After reading Kurt Vonnegut’s famous and controversial novel, Slaughterhouse Five, one of the other works that came to mind was Dead Presidents, starring Larenz Tate. Besides both works detailing veterans with PTSD, previously related to shell shock at that time, after witnessing the terror of war, they both tie together the psychotrauma of witnessing that carnage and the fantasty of escapism.
The two pieces have a number of parallels. One of the memorable covers of Slaughterhouse Five is the yellow skull and crossbones on the striking red cover. The cover thematically reflects the Dead President’s movie cover of the painted skull used as a mask in the bank robbery. The climax of the novel, which it is named after, brings Billy Pilgrim, the story’s time-traveler, to a slaughterhouse for animals in Dresden. In Dead Presidents, the main character, Anthony Curtis, after coming home from war, works for some time in a butcher shop and has terrifying nightmares that include it. The imagery of carnage is linked to not only the widespread destruction that they viewed in war, but also the death of their innocence. Both characters are depicted as having changed, a kind of death, after traumatic experiences. Vonnegut repeatedly mentions blue and ivory colors of Pilgrim’s feet to show a kind of death that he has experienced. After the war and the plane crash, Pilgrim becomes more detached from the real world. Neither is Curtis the same. His wife Juanita in the violent argument they have before Curtis leaves for good mentions that he is not the same person he was before the war and she doesn’t know him anymore. Of course, he’s not, the war killed the old him.
Another parallel is the two works’ criticism of American capitalist social structure, social injustice and the mistreatment of veterans, most of whom have mental illness and/or are poor. They both highlight that American society values money more than human life, and soldiers and veterans get the short end of the stick. Pilgrim and Curtis’ disillusionment with the society leads to fantasies of escape, but in two different ways.
Pilgrim and Curtis’ specific home situations also influence how they react. There is an obvious racial and class divide between the two stories: Pilgrim is a white man who is well-off after marrying a rich woman, goes to optometry school and get a career after World War II. His illness is eased with that cushion; Curtis did not have the same luck.
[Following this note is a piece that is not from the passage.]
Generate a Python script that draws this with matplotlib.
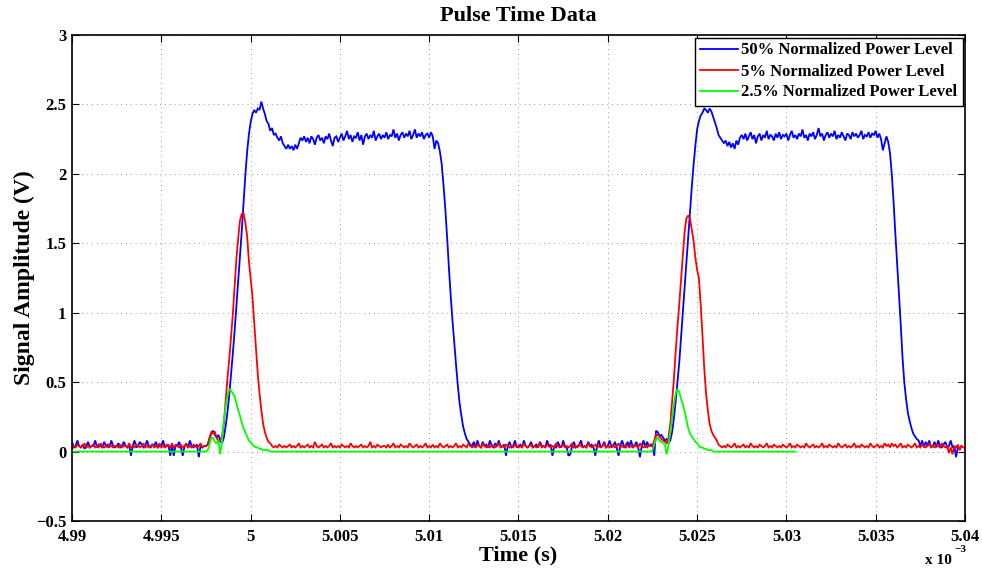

He is a black man returning after the Vietnam War and has trouble finding a job to support his girlfriend Juanita, their daughter, and the baby on the way. The only work he can find is in a butcher shop (not a good idea for someone who has PTSD after war). Pilgrim reacts with a flashbacks or jumbled thoughts (“time-traveling”) and a withdrawing fatalism in the novel, while Curtis has violent outburts probably due to the added stress. The former ends up lost in his own story of the Tralfamadorians and the latter is lost in the world of crime and bank robbery. In a sense, bank robbing is a delusion; one thinks that they will get away with it and live rich, but the most likely result is they will be put in prison, killed by cops or have to be on the run for the rest of their lives.
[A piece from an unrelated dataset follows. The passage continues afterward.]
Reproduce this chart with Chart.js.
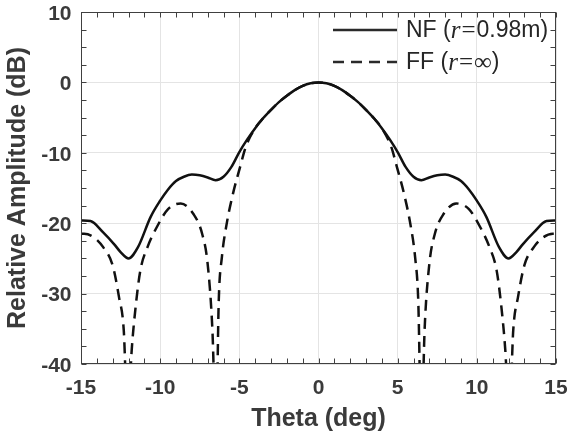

These two characters show that culture of America has produced a culture of death for them. The reading of Howard W. Campbell, Jr.’s monogram in Slaughterhouse Five details some legitimate criticisms of America that are similar to Dead Presidents, such as how it treats its poor and soldiers. Additionally the connection between Campbell, who is a labeled a traitor to America, and Curtis show that seemingly morally corrupt people are more complicated that they look. The name dead presidents has a double meaning: a term for money and a term for a non-living entity of money and “American values” that rules American society neglecting the people suffering in the society. Pilgrims life when he returns has a middle-class mask of it and Curtis’ shows the decay bubbling underneath. Their reality is invalidated or kept secret by the mainstream society and so they retreat into their delusional escape.They also show a fear that humans beings will not change. Pilgrim’s tralfamadorians don’t believe in free will. Pilgrim expects his death at the hands of Lazzaro who wants revenge. Curtis and his bank robbing crew show an inability to change, like Cleon as the minister willing to do wrong, the older veteran Kirby suggests that American society will not change (“that’s uncle sam for you, money to burn) in his turn to crime, and the skull masks used further connects capitalism and death.
Both stories end with the continued hiding and silencing of human injustice and hypocrisy. The bird at the end of Slaughterhouse Five cannot speak for Pilgrim and his feelings, but also represents the senselessness of war and massacre, and our desensitization from them. Dead Presidents ends with Curtis sentenced to life in prison even after he screams about that he fought for this country. The justice system doesn’t seem to care until someone is messing with their money or possessions, then they put him away in prison, like the Edgar Derby character in the novel (he is executed for stealing a teapot after the bombing of Dresden). He is put away like the others,so humans do not have to deal with our larger issues.